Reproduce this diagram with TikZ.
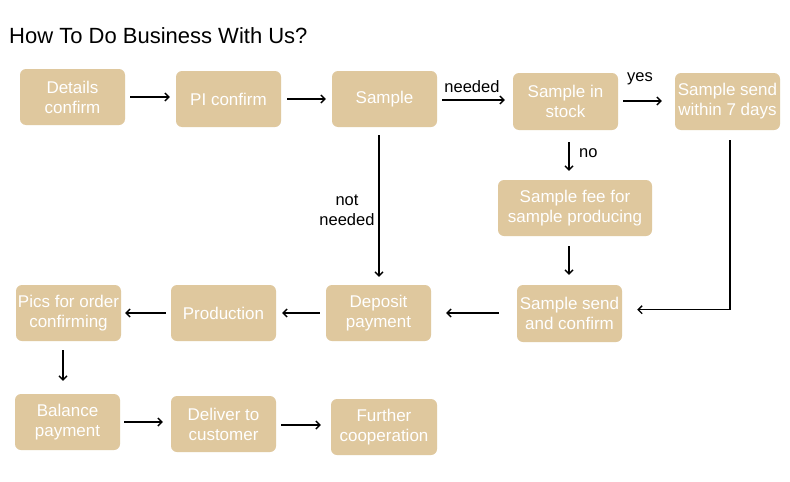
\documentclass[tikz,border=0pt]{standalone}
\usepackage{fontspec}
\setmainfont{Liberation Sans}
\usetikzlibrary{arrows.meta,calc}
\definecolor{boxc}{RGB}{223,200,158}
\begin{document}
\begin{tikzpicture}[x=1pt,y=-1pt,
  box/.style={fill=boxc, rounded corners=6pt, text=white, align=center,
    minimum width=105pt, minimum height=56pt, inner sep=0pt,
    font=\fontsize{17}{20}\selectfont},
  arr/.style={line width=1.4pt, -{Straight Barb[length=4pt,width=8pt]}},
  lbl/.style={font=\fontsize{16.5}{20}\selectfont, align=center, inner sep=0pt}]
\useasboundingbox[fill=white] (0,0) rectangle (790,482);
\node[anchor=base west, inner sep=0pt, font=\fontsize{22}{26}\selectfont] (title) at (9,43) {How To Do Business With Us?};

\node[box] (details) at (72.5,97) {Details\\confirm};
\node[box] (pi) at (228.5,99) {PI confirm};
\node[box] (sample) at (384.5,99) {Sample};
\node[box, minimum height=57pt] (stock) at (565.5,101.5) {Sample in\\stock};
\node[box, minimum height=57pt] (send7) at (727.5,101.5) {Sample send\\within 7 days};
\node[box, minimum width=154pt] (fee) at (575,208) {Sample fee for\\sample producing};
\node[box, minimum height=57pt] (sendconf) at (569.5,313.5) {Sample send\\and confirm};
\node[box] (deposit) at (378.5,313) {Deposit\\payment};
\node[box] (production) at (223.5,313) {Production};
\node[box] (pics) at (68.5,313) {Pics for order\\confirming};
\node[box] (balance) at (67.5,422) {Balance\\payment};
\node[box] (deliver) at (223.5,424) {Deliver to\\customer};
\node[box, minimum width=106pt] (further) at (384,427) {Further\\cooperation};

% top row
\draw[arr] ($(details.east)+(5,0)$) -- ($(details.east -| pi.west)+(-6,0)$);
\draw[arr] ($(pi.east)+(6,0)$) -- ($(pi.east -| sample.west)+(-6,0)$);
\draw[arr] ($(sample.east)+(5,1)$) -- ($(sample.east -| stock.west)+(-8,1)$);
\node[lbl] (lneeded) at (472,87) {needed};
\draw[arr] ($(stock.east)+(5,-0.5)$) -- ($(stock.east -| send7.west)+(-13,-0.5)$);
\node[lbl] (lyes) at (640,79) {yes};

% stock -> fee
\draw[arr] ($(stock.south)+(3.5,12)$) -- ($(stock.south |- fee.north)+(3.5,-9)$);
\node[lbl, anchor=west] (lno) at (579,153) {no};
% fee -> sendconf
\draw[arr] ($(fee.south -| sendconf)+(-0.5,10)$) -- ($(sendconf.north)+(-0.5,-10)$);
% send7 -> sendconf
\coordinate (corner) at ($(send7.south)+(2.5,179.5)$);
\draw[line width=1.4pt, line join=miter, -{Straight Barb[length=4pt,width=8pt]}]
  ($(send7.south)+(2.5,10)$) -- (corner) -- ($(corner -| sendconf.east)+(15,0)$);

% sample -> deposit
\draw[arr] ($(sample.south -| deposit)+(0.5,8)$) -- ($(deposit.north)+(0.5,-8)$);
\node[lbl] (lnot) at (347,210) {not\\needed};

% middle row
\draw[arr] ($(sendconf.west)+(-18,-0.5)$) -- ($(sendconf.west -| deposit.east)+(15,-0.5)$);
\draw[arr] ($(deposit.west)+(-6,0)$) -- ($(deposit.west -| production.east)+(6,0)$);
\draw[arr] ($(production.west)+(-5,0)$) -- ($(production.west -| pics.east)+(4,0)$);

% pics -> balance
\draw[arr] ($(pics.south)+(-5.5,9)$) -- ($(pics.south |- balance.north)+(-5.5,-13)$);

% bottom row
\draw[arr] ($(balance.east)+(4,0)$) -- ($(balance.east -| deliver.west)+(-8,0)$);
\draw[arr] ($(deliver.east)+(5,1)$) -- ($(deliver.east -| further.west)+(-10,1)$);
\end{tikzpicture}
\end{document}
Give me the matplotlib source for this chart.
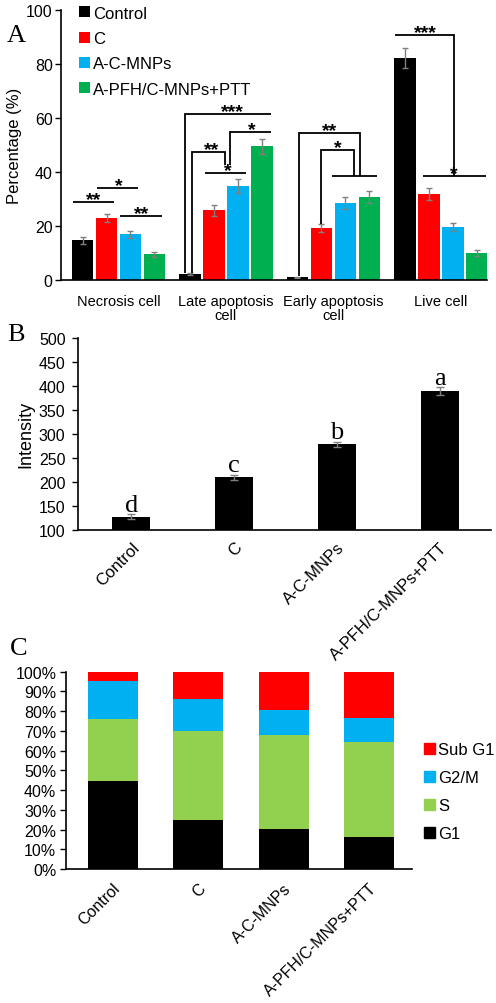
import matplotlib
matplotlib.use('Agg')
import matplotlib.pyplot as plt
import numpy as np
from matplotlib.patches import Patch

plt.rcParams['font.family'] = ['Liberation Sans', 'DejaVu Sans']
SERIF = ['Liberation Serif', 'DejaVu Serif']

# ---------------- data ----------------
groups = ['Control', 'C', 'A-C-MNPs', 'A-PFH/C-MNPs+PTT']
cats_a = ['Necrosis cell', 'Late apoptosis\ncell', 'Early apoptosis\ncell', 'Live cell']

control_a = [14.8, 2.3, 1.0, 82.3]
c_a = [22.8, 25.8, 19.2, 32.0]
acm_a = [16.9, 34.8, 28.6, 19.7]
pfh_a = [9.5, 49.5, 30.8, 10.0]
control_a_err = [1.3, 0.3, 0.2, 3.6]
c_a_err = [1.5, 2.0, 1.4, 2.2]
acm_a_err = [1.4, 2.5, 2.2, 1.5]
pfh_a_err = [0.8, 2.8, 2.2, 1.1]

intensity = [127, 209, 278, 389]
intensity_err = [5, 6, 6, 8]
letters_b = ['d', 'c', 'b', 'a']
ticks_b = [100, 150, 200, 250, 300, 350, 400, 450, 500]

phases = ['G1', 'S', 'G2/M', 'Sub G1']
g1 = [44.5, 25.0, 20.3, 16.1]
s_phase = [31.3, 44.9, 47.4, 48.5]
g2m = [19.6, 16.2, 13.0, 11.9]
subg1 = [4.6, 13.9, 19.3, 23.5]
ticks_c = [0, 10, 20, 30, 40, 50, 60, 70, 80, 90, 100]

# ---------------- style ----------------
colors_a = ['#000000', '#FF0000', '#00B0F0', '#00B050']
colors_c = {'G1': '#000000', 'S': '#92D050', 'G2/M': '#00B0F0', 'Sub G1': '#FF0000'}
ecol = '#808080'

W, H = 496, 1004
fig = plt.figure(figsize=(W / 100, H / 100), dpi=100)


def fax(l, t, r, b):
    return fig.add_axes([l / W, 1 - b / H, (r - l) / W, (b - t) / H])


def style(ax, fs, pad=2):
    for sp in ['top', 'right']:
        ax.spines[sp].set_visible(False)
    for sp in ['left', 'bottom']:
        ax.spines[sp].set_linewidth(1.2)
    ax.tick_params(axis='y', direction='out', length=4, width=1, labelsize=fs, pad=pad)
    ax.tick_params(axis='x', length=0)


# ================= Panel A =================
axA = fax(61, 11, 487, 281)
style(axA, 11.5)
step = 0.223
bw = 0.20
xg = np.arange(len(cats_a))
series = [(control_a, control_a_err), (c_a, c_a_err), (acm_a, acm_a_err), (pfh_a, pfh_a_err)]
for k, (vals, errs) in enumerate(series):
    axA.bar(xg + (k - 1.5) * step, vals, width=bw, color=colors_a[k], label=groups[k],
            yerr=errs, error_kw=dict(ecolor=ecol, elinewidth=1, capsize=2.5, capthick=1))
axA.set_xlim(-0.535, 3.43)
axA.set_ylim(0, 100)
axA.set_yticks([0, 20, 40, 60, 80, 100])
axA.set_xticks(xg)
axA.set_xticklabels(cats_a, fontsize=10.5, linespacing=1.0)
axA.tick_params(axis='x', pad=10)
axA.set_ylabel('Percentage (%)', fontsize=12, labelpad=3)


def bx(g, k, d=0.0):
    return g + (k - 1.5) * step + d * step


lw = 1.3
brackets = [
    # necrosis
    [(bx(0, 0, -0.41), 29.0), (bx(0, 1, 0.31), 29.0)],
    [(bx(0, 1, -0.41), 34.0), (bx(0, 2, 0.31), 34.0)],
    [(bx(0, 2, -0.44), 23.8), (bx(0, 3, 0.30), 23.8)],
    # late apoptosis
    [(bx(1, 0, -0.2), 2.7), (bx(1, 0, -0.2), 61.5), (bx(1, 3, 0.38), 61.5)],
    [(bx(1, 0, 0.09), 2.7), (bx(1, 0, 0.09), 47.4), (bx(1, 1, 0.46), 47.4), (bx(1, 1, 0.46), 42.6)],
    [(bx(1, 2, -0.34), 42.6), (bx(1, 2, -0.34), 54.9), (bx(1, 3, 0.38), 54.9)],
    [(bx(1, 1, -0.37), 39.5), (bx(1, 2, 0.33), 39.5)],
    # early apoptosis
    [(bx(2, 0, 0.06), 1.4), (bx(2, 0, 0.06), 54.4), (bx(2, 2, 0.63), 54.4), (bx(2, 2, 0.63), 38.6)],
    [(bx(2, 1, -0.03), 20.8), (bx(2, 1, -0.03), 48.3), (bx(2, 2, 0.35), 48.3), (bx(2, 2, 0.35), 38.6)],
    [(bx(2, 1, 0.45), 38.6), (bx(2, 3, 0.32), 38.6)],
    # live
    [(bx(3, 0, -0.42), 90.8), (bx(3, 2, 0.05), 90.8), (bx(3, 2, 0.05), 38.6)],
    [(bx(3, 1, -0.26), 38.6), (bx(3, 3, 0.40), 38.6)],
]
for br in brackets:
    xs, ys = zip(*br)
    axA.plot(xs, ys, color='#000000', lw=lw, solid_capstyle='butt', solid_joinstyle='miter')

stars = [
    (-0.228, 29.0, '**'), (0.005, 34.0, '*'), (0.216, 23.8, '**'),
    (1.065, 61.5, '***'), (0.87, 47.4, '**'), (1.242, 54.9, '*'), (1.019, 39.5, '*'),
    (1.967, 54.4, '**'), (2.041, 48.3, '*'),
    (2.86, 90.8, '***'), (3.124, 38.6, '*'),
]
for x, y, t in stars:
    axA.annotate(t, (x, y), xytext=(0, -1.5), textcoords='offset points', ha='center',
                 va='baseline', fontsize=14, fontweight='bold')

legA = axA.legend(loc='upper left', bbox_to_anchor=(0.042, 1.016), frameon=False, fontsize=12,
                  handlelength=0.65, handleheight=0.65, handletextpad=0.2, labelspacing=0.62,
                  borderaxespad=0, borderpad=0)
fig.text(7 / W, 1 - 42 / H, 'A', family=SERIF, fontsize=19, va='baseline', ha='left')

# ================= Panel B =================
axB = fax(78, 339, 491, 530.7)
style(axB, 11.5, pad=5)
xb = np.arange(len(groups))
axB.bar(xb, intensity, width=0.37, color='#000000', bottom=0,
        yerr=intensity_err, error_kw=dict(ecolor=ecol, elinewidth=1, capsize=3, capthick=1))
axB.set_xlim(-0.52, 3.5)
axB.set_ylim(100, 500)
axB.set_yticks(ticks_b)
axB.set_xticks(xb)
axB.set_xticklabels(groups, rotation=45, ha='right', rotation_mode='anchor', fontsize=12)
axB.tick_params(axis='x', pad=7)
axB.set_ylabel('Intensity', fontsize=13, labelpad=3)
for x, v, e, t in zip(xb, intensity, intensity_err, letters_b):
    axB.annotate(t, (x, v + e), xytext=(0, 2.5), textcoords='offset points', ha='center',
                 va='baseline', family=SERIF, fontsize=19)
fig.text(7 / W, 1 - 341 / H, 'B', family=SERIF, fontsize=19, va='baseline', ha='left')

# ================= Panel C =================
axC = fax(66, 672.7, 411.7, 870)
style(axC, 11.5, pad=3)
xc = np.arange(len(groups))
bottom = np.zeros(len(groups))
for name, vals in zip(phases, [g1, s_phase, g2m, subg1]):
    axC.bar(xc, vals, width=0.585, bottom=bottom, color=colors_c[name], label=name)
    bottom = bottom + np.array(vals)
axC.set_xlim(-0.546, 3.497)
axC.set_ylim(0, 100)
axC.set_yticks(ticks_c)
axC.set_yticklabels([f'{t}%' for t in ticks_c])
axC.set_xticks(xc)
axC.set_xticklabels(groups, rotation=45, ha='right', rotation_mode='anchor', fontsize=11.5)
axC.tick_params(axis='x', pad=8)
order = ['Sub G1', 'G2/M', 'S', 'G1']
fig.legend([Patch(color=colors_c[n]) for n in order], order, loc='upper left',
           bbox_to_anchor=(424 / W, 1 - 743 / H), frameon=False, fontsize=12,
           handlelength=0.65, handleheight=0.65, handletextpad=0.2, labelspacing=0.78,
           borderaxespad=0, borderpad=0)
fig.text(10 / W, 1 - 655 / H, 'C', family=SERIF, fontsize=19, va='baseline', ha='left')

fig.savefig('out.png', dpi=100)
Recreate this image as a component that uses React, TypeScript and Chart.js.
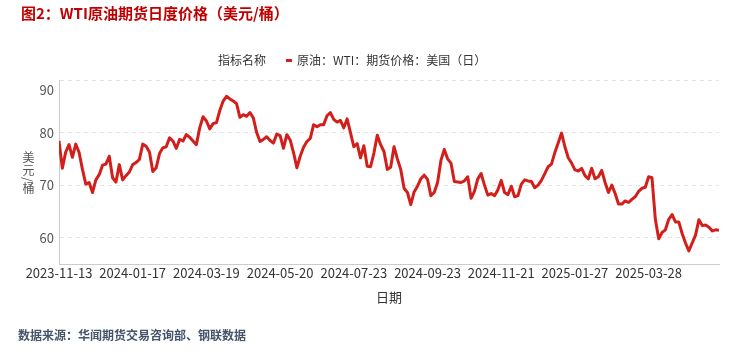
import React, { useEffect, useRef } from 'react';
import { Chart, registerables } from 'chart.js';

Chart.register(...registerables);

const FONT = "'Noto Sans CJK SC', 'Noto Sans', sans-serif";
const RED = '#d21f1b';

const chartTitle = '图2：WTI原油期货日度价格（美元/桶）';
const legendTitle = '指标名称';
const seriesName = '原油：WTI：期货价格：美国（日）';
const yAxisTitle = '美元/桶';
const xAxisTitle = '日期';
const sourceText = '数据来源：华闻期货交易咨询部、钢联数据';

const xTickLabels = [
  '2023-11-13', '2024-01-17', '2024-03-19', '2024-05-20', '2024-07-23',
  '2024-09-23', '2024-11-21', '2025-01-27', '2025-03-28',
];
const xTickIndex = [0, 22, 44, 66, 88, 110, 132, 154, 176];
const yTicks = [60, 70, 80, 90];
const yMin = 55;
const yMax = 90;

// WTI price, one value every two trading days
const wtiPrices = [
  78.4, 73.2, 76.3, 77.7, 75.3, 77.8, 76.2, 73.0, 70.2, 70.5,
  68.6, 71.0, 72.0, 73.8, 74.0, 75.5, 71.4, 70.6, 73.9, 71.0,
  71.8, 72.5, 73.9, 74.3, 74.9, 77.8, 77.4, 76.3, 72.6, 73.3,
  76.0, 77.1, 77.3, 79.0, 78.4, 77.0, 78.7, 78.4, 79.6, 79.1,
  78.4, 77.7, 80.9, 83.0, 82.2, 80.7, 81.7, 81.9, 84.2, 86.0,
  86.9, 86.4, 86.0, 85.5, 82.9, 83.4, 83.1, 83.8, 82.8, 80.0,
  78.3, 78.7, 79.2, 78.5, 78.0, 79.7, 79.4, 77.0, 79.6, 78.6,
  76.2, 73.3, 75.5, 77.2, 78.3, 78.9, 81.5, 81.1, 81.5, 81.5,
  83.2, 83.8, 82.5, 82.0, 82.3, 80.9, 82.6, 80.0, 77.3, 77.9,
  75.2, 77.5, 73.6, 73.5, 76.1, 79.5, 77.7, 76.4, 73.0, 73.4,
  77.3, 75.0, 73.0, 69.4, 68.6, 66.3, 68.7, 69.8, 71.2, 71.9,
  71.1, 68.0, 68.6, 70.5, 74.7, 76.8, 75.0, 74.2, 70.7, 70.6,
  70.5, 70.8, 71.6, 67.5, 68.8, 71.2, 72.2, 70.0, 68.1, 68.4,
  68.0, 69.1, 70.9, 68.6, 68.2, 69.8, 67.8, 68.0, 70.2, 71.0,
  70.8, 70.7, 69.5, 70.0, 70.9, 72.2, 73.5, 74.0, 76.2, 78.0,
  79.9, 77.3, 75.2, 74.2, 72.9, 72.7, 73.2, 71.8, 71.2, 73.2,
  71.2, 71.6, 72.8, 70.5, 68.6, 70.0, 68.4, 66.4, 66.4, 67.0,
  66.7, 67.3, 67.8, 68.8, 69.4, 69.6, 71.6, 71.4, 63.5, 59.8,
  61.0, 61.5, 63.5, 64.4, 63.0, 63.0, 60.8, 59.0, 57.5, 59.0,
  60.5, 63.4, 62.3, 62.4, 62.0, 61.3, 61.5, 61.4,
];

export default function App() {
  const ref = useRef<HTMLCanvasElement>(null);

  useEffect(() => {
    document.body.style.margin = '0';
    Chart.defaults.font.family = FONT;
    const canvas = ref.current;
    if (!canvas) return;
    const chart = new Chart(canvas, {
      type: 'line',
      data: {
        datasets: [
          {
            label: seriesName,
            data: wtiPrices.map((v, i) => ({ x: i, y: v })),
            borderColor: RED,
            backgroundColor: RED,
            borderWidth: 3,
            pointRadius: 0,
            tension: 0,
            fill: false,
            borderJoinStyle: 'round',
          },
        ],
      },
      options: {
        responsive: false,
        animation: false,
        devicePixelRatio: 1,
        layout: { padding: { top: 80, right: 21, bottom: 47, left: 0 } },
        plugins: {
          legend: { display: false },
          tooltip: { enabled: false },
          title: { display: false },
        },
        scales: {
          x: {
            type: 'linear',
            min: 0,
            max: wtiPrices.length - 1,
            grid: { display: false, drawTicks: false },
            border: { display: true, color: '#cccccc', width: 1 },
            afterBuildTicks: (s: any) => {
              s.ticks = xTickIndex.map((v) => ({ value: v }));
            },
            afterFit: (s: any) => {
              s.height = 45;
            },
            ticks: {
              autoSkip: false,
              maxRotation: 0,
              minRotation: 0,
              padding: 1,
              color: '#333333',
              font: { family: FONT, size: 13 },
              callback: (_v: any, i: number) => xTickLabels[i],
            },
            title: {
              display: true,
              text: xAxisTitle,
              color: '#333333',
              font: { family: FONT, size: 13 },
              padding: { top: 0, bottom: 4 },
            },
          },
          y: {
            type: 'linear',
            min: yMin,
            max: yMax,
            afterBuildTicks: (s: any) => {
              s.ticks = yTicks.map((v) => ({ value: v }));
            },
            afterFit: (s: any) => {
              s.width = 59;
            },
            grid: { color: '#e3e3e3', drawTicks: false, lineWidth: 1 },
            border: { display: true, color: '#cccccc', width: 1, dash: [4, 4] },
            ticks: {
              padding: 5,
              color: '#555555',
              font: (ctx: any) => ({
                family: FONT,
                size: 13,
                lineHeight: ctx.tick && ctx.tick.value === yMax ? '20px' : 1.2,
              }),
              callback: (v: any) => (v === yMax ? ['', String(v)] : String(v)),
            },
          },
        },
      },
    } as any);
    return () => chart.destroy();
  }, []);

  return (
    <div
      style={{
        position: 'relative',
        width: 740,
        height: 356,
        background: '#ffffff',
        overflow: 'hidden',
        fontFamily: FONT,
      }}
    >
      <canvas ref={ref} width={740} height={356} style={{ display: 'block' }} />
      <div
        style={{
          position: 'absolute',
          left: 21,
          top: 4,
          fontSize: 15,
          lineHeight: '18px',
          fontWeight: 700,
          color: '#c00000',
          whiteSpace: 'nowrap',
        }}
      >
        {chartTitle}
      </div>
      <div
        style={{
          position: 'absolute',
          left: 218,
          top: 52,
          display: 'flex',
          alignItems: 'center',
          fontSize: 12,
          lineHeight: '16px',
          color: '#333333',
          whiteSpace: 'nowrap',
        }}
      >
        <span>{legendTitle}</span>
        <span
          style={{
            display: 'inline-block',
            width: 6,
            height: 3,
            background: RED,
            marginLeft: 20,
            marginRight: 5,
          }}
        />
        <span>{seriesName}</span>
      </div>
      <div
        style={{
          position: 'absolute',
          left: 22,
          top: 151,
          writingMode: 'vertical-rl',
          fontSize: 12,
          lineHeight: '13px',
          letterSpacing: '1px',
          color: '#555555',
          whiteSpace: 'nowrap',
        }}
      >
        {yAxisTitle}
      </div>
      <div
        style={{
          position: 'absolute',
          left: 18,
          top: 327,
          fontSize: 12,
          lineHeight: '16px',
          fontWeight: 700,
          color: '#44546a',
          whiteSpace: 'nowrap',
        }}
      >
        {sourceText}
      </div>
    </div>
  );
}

(REQUEST): Using the records above, pull out each line where the word "matplotlib" occurs.

(RESULT BELOW):
Give me the matplotlib source for this chart.
import matplotlib
matplotlib.use('Agg')
import matplotlib.pyplot as plt
from matplotlib.patches import Patch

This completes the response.